To Produce Better Results, PHA Changes Its Ways

The following editorial was published on Sunday, September 22 in the Philadelphia Inquirer

The Philadelphia Housing Authority is moving on from "building beyond expectations," its theme for the last several years, and is committed to changing perceptions of the agency and being an exemplary partner, neighbor, and employer.

PHA's focus is now on its more than 80,000 residents, the sustainability of its housing stock, and ensuring that there is low-income housing for future generations. That means emphasizing three core principles: people, property, and partnerships.

While we have made progress on multiple fronts, the starting point is our residents. In my interactions with them, I have heard a common theme: They want to live in safe conditions, have gainful employment, and see opportunities for their children.

PHA's resident services department has taken two important initiatives. One was creating a task force to determine how best to create a safe living environment, which resulted in a commitment to hiring 60 new security officers, including PHA residents. The second was a review of our resident councils, the liaisons between clients and PHA, to ensure that all were in compliance with regulations and eligible for funding from the Department of Housing and Urban Development.

The focus then turned to education, which is critical to breaking the cycle of poverty that inhibits our residents from finding sustainable social and economic mobility. PHA created a nonprofit called PhillySEEDS (Self-Sufficiency, Employment, Empowerment, and Direct Services) to raise scholarship and social services funds. It is dedicated to advancing educational, economic, and social services opportunities for residents.

One of the group's first initiatives was the PHA Scholars Program. For this academic year, PhillySEEDS awarded $160,000 in scholarships to 36 PHA residents who are enrolled in higher-education institutions or trade schools, and distributed more than 2,500 book bags with supplies to children ages 4 to 17.

PHA is also securing new year-round after-school programming for its nearly 20,000 PHA residents between the ages of 7 and 17. These programs will emphasize mentoring, literacy and numeracy instruction, and tools for academic and social success. We want our residents on track to achieve their full potential.
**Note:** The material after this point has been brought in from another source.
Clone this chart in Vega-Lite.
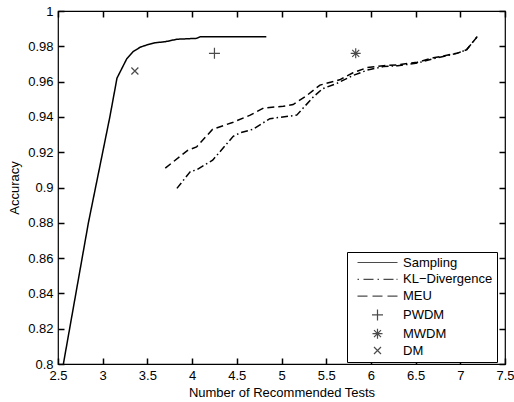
{
  "$schema": "https://vega.github.io/schema/vega-lite/v6.json",
  "width": 447,
  "height": 353,
  "autosize": {"type": "none"},
  "padding": {"left": 58, "top": 11, "right": 9, "bottom": 38},
  "background": "white",
  "config": {
    "font": "Liberation Sans",
    "view": {"stroke": "black", "strokeWidth": 1.2},
    "axis": {
      "zindex": 1,
      "domain": false,
      "labelColor": "black",
      "titleColor": "black",
      "labelFont": "Liberation Sans",
      "titleFont": "Liberation Sans",
      "labelFontSize": 13,
      "titleFontSize": 13,
      "titleFontWeight": "normal",
      "grid": false,
      "labelFlush": false,
      "labelOverlap": false,
      "labelBound": false
    },
    "legend": {
      "orient": "none",
      "legendX": 289,
      "legendY": 241,
      "strokeColor": "black",
      "fillColor": "white",
      "padding": 4,
      "rowPadding": 2.8,
      "labelFont": "Liberation Sans",
      "labelFontSize": 13,
      "labelColor": "black",
      "labelOffset": 39,
      "labelLimit": 300,
      "symbolSize": 100,
      "symbolStrokeColor": "black",
      "symbolStrokeWidth": 1.2,
      "symbolFillColor": "transparent",
      "cornerRadius": 0,
      "zindex": 2
    }
  },
  "datasets": {
    "lines": [
      {"method": "Sampling", "tests": 2.56, "acc": 0.8},
      {"method": "Sampling", "tests": 2.84, "acc": 0.88},
      {"method": "Sampling", "tests": 2.92, "acc": 0.9},
      {"method": "Sampling", "tests": 3.08, "acc": 0.94},
      {"method": "Sampling", "tests": 3.16, "acc": 0.962},
      {"method": "Sampling", "tests": 3.21, "acc": 0.967},
      {"method": "Sampling", "tests": 3.27, "acc": 0.973},
      {"method": "Sampling", "tests": 3.34, "acc": 0.977},
      {"method": "Sampling", "tests": 3.42, "acc": 0.9795},
      {"method": "Sampling", "tests": 3.49, "acc": 0.9807},
      {"method": "Sampling", "tests": 3.585, "acc": 0.982},
      {"method": "Sampling", "tests": 3.7, "acc": 0.9826},
      {"method": "Sampling", "tests": 3.83, "acc": 0.984},
      {"method": "Sampling", "tests": 4.05, "acc": 0.9845},
      {"method": "Sampling", "tests": 4.09, "acc": 0.9854},
      {"method": "Sampling", "tests": 4.83, "acc": 0.9854},
      {"method": "KL−Divergence", "tests": 3.83, "acc": 0.8995},
      {"method": "KL−Divergence", "tests": 3.98, "acc": 0.909},
      {"method": "KL−Divergence", "tests": 4.05, "acc": 0.91},
      {"method": "KL−Divergence", "tests": 4.23, "acc": 0.9155},
      {"method": "KL−Divergence", "tests": 4.46, "acc": 0.929},
      {"method": "KL−Divergence", "tests": 4.54, "acc": 0.931},
      {"method": "KL−Divergence", "tests": 4.68, "acc": 0.933},
      {"method": "KL−Divergence", "tests": 4.87, "acc": 0.939},
      {"method": "KL−Divergence", "tests": 5.17, "acc": 0.941},
      {"method": "KL−Divergence", "tests": 5.35, "acc": 0.951},
      {"method": "KL−Divergence", "tests": 5.46, "acc": 0.956},
      {"method": "KL−Divergence", "tests": 5.62, "acc": 0.959},
      {"method": "KL−Divergence", "tests": 5.8, "acc": 0.9635},
      {"method": "KL−Divergence", "tests": 5.96, "acc": 0.9665},
      {"method": "KL−Divergence", "tests": 6.14, "acc": 0.9685},
      {"method": "KL−Divergence", "tests": 6.3, "acc": 0.969},
      {"method": "KL−Divergence", "tests": 6.52, "acc": 0.9705},
      {"method": "KL−Divergence", "tests": 6.7, "acc": 0.973},
      {"method": "KL−Divergence", "tests": 6.96, "acc": 0.976},
      {"method": "KL−Divergence", "tests": 7.07, "acc": 0.978},
      {"method": "KL−Divergence", "tests": 7.19, "acc": 0.9855},
      {"method": "MEU", "tests": 3.7, "acc": 0.911},
      {"method": "MEU", "tests": 3.95, "acc": 0.921},
      {"method": "MEU", "tests": 4.05, "acc": 0.923},
      {"method": "MEU", "tests": 4.23, "acc": 0.933},
      {"method": "MEU", "tests": 4.46, "acc": 0.937},
      {"method": "MEU", "tests": 4.65, "acc": 0.941},
      {"method": "MEU", "tests": 4.8, "acc": 0.945},
      {"method": "MEU", "tests": 5.02, "acc": 0.946},
      {"method": "MEU", "tests": 5.13, "acc": 0.947},
      {"method": "MEU", "tests": 5.28, "acc": 0.952},
      {"method": "MEU", "tests": 5.43, "acc": 0.958},
      {"method": "MEU", "tests": 5.65, "acc": 0.961},
      {"method": "MEU", "tests": 5.8, "acc": 0.965},
      {"method": "MEU", "tests": 5.96, "acc": 0.968},
      {"method": "MEU", "tests": 6.14, "acc": 0.969},
      {"method": "MEU", "tests": 6.3, "acc": 0.9695},
      {"method": "MEU", "tests": 6.52, "acc": 0.971},
      {"method": "MEU", "tests": 6.7, "acc": 0.9735},
      {"method": "MEU", "tests": 6.96, "acc": 0.976},
      {"method": "MEU", "tests": 7.07, "acc": 0.978},
      {"method": "MEU", "tests": 7.19, "acc": 0.9855}
    ],
    "markers": [
      {"method": "PWDM", "tests": 4.25, "acc": 0.976},
      {"method": "MWDM", "tests": 5.83, "acc": 0.976},
      {"method": "DM", "tests": 3.36, "acc": 0.966}
    ]
  },
  "layer": [
    {
      "data": {"name": "lines"},
      "mark": {"type": "line", "color": "black", "strokeWidth": 1.5},
      "encoding": {
        "x": {
          "field": "tests",
          "type": "quantitative",
          "scale": {"domain": [2.5, 7.5], "nice": false, "zero": false},
          "axis": {
            "orient": "bottom",
            "values": [2.5, 3, 3.5, 4, 4.5, 5, 5.5, 6, 6.5, 7, 7.5],
            "format": ".1~f",
            "title": "Number of Recommended Tests",
            "ticks": true,
            "tickColor": "#000000",
            "tickOpacity": 1,
            "tickWidth": 1.5,
            "tickSize": -6,
            "labelPadding": 11,
            "titlePadding": 4
          }
        },
        "y": {
          "field": "acc",
          "type": "quantitative",
          "scale": {"domain": [0.8, 1], "nice": false, "zero": false},
          "axis": {
            "orient": "left",
            "values": [0.8, 0.82, 0.84, 0.86, 0.88, 0.9, 0.92, 0.94, 0.96, 0.98, 1],
            "format": ".2~f",
            "title": "Accuracy",
            "ticks": true,
            "tickColor": "#000000",
            "tickOpacity": 1,
            "tickWidth": 1.5,
            "tickSize": -6,
            "labelPadding": 11,
            "titlePadding": 6
          }
        },
        "strokeDash": {
          "field": "method",
          "type": "nominal",
          "scale": {"domain": ["Sampling", "KL−Divergence", "MEU"], "range": [[1, 0], [7, 3, 1.5, 3], [7, 4]]},
          "legend": null
        }
      }
    },
    {
      "data": {"name": "markers"},
      "mark": {"type": "point", "filled": false, "color": "black", "size": 100, "strokeWidth": 1.2, "xOffset": -20},
      "encoding": {
        "x": {
          "field": "tests",
          "type": "quantitative",
          "axis": {
            "orient": "top",
            "values": [2.5, 3, 3.5, 4, 4.5, 5, 5.5, 6, 6.5, 7, 7.5],
            "labels": false,
            "title": null,
            "ticks": true,
            "tickColor": "#000000",
            "tickOpacity": 1,
            "tickWidth": 1.5,
            "tickSize": -6
          }
        },
        "y": {
          "field": "acc",
          "type": "quantitative",
          "axis": {
            "orient": "right",
            "values": [0.8, 0.82, 0.84, 0.86, 0.88, 0.9, 0.92, 0.94, 0.96, 0.98, 1],
            "labels": false,
            "title": null,
            "ticks": true,
            "tickColor": "#000000",
            "tickOpacity": 1,
            "tickWidth": 1.5,
            "tickSize": -6
          }
        },
        "shape": {
          "field": "method",
          "type": "nominal",
          "scale": {
            "domain": ["Sampling", "KL−Divergence", "MEU", "PWDM", "MWDM", "DM"],
            "range": [
              "M0,0H8",
              "M0,0H0.3M1.2,0H3.2M4,0H4.3M5.2,0H7.2M7.8,0H8",
              "M0,0H2M3,0H5M6,0H8",
              "M2.9,0H5.1M4,-1.1V1.1",
              "M3,0H5M4,-1V1M3.3,-0.7L4.7,0.7M3.3,0.7L4.7,-0.7",
              "M3.3,-0.7L4.7,0.7M3.3,0.7L4.7,-0.7"
            ]
          },
          "legend": {"title": null}
        }
      }
    }
  ],
  "resolve": {"axis": {"x": "independent", "y": "independent"}}
}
The pre-apprenticeship program at PHA has also been restructured. While the previous program had hundreds of graduates, it did not result in real opportunities for its participants, specifically in getting sustainable union jobs and memberships. Of the 828 residents who graduated from the program since it began in 1999 - costing PHA about $3.2 million in just the last three years - fewer than 100 are currently employed. Under the new program, relaunched in July with the collaboration of local unions and city partners, every resident who completes the program will receive a union card and employment at PHA or with its partners, or receive technical support to start a business. PHA is also now providing transportation, child care, and other assistance to remove barriers to participation.

Another area of improvement is PHA's online job bank. At our 13 computer labs, residents can create or upload resum├ęs, receive one-on-one feedback, or browse job opportunities created through contracts with PHA.

To improve reading and math skills and digital literacy, PHA is launching an adult education program. We have hired four instructors and created a mini-school for this improved program. Students will have access to well-equipped classrooms with modern technology, and PHA will partner with institutions like Cheyney and Drexel Universities and the Community College of Philadelphia to expand our capacity to deliver education services.

PHA has changed tremendously. It is doing things differently to produce exceptional results. The new PHA is building better lives, starting at home. It is looking to the future and the promise and opportunities that it holds for people who are willing to work hard and play a meaningful role in uplifting their own lives.